**Prompt:** Work out the number of lines with the word "matplotlib" in the material below, then reply with that number only.
══ Source excerpt
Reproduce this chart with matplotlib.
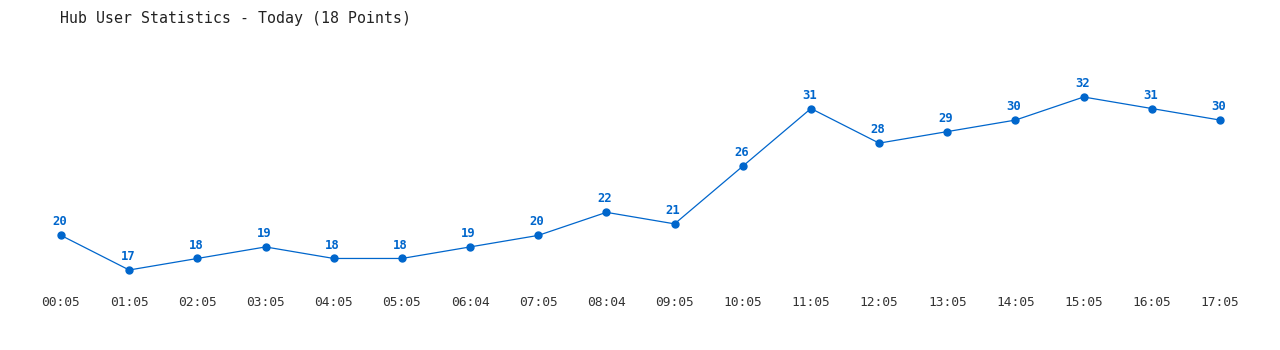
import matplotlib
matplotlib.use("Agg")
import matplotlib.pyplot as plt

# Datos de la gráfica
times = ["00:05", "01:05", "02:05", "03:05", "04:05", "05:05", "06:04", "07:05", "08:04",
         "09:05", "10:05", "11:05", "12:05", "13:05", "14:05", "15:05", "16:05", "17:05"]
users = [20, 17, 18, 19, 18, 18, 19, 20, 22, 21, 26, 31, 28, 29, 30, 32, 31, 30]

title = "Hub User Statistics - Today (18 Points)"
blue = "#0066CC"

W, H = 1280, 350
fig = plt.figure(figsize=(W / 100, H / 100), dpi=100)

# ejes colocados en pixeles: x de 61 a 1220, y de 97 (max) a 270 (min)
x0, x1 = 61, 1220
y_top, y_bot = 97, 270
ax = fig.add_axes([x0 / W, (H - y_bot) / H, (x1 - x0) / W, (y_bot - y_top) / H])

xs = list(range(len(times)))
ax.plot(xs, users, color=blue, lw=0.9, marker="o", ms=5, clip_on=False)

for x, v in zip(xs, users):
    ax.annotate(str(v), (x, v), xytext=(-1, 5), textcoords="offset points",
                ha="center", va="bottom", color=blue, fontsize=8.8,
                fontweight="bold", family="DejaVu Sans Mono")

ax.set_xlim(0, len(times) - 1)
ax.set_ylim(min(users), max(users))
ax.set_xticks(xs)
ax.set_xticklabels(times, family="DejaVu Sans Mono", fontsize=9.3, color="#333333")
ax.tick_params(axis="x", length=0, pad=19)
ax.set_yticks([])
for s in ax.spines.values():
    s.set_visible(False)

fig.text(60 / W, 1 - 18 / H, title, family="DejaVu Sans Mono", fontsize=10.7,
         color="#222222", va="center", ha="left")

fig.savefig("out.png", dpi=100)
════
**Answer to this exercise:** 4